In the compute regime that spans GPT-2 and the smaller variants of GPT-3, extraction is far less than maximally efficient. The L(C) strategy applies, and the smart move is to spend compute mostly on model size. So you make GPT-2, and then GPT-3.

Once we get to the full GPT-3, though, the extractor is efficient enough that the justification for L(C) has broken down, and the learning curve L(E) over the first epoch looks like L(D).

Here is that as a picture, from the new paper:

The yellowest, lowest learning curve is the full GPT-3. (The biggest GPT-2 is one of the green-ish lines.) The black line is L(D), maximally efficient extraction.

You can see the whole story in this picture. If you’re in one of the smaller-model learning curves, running for more steps on more data will get you nowhere near to the total extractable info in that data. It’s a better use of your compute to move downwards, toward the learning curve of a bigger model. That’s the L(C) story.

If the L(C) story went on forever, the curves would get steeper and steeper. Somewhere a little beyond GPT-3, they would be steeper than L(D). They would cross L(D), and we’d be learning more than L(D) says is theoretically present in the data.

According to the story above, that won’t happen. We’ll just converge ever closer to L(D). To push loss further downward, we need more data.


Since people are talking about bitter lessons a lot these days, I should make the following explicit: none of this means “the scaling hypothesis is false,” or anything like that.

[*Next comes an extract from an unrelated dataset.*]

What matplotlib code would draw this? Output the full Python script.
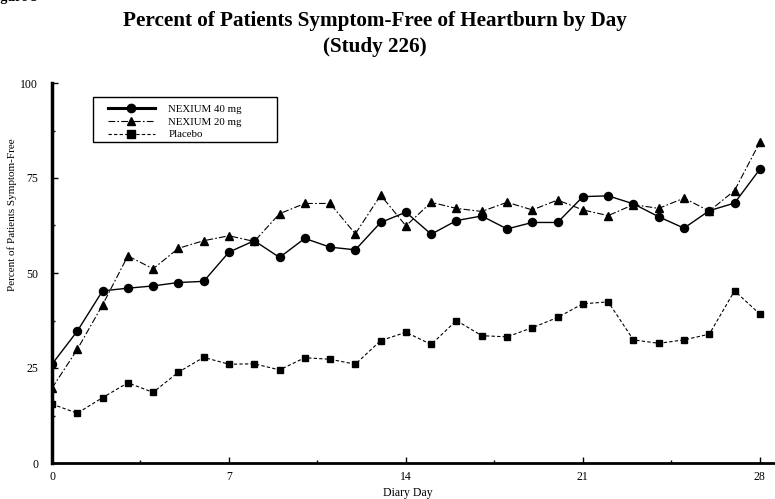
import matplotlib
matplotlib.use('Agg')
import matplotlib.pyplot as plt
from matplotlib.lines import Line2D
from matplotlib.patches import Rectangle

days = list(range(29))
nexium40 = [26.0, 34.7, 45.3, 46.0, 46.6, 47.5, 47.8, 55.5, 58.5, 54.1,
            59.1, 56.8, 56.1, 63.3, 66.0, 60.2, 63.8, 65.0, 61.6, 63.3,
            63.3, 70.1, 70.3, 68.2, 64.8, 61.8, 66.4, 68.4, 77.3]
nexium20 = [19.7, 29.9, 41.6, 54.5, 51.1, 56.5, 58.5, 59.8, 58.3, 65.6,
            68.3, 68.3, 60.3, 70.5, 62.4, 68.6, 67.0, 66.2, 68.6, 66.6,
            69.2, 66.6, 65.1, 68.0, 67.0, 69.7, 66.3, 71.7, 84.4]
placebo = [15.5, 13.1, 17.2, 21.1, 18.6, 23.9, 27.8, 26.0, 26.1, 24.5,
           27.7, 27.3, 26.0, 32.2, 34.4, 31.2, 37.5, 33.5, 33.2, 35.6,
           38.3, 41.9, 42.4, 32.4, 31.5, 32.4, 33.9, 45.3, 39.2]
labels = ['NEXIUM 40 mg', 'NEXIUM 20 mg', 'Placebo']
x_ticks = [0, 7, 14, 21, 28]
y_ticks = [0, 25, 50, 75, 100]

W, H = 775, 499
plt.rcParams['font.family'] = ['Liberation Serif', 'DejaVu Serif']

fig = plt.figure(figsize=(W / 100, H / 100), dpi=100)
# axes placed in pixels: x=0 at 52px, y=0 at 463px, y=100 at 83px
ax = fig.add_axes([52 / W, (H - 463) / H, 1 - 52 / W, (463 - 83) / H])

ax.plot(days, placebo, color='black', lw=0.8, dashes=(3, 2),
        marker='s', ms=5, mec='black', mfc='black')
ax.plot(days, nexium20, color='black', lw=0.8, dashes=(6, 2, 1.5, 2),
        marker='^', ms=5.5, mec='black', mfc='black')
ax.plot(days, nexium40, color='black', lw=1.0, ls='-',
        marker='o', ms=5.8, mec='black', mfc='black')

ax.set_xlim(0, 28.6)
ax.set_ylim(0, 100)
ax.set_xticks(x_ticks)
ax.set_xticks([3.5, 10.5, 17.5, 24.5], minor=True)
ax.set_yticks(y_ticks)
ax.set_yticks([12.5, 37.5, 62.5, 87.5], minor=True)
ax.tick_params(which='major', direction='in', length=4, width=1,
               labelsize=8.5, pad=6)
ax.tick_params(which='minor', direction='in', length=2, width=1)
ax.tick_params(axis='y', pad=10)

for s in ['top', 'right']:
    ax.spines[s].set_visible(False)
ax.spines['left'].set_linewidth(2.5)
ax.spines['bottom'].set_linewidth(2)
ax.patch.set_alpha(0)

# legend
handles = [
    Line2D([], [], color='black', lw=2.2, marker='o', ms=6),
    Line2D([], [], color='black', lw=0.8, dashes=(6, 2, 1.5, 2), marker='^', ms=6),
    Line2D([], [], color='black', lw=0.8, dashes=(3, 2), marker='s', ms=5.5),
]
leg = fig.legend(handles, labels, loc='upper left',
                 bbox_to_anchor=(100 / W, 1 - 97 / H), frameon=False,
                 fontsize=7.8, handlelength=4.4, handletextpad=1.2,
                 labelspacing=0.28, borderpad=0.2, numpoints=1)
fig.patches.append(Rectangle((93 / W, 1 - 142 / H), 184 / W, 45 / H,
                             transform=fig.transFigure, fill=False,
                             ec='black', lw=1))

fig.text(375 / W, 1 - 26 / H, 'Percent of Patients Symptom-Free of Heartburn by Day',
         ha='center', va='baseline', fontsize=15.2, fontweight='bold')
fig.text(375 / W, 1 - 52 / H, '(Study 226)',
         ha='center', va='baseline', fontsize=15.2, fontweight='bold')
fig.text(-12 / W, 1 - 1.5 / H, 'Figure 3', ha='left', va='baseline',
         fontsize=10, fontweight='bold')

fig.text(12 / W, 1 - 215 / H, 'Percent of Patients Symptom-Free',
         rotation=90, ha='center', va='center', fontsize=8)
fig.text(408 / W, 1 - 493 / H, 'Diary Day', ha='center', va='center',
         fontsize=8.5)

fig.savefig('out.png', dpi=100)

It just suggests the relevant variable to scale with compute will switch: we’ll spent less of our marginal compute on bigger models, and more of it on bigger data.

That said, if the above is true (which it may not be), it does suggest that scaling transformers on text alone will not continue productively much past GPT-3.

The GPT-3 paper says its choices were guided by the “grow N, not S” heuristic behind the L(C) curve:

Based on the analysis in Scaling Laws For Neural Language Models [KMH+20] we train much larger models on many fewer tokens than is typical.

(“KMH+20″ is the first of the two scaling papers discussed here.) Even following this heuristic, they still picked a huge dataset, by human standards for text datasets.

In the above terms, their “E” was 300 billion tokens and their “D” was ~238 tokens, since they updated multiple times on some tokens (cf. Table 2.2 in the GPT-3 paper). The whole of Common Crawl is 410 billion tokens, and Common Crawl might as well be “all the text in the universe” from the vantage point of you and me.

So, there’s room to scale D up somewhat further than they did with GPT-3, but not many orders of magnitude more. To me, this suggests that an intuitively “smarter” GPT-4 would need to get its smartness from being multimodal, as we really can’t go much further with just text.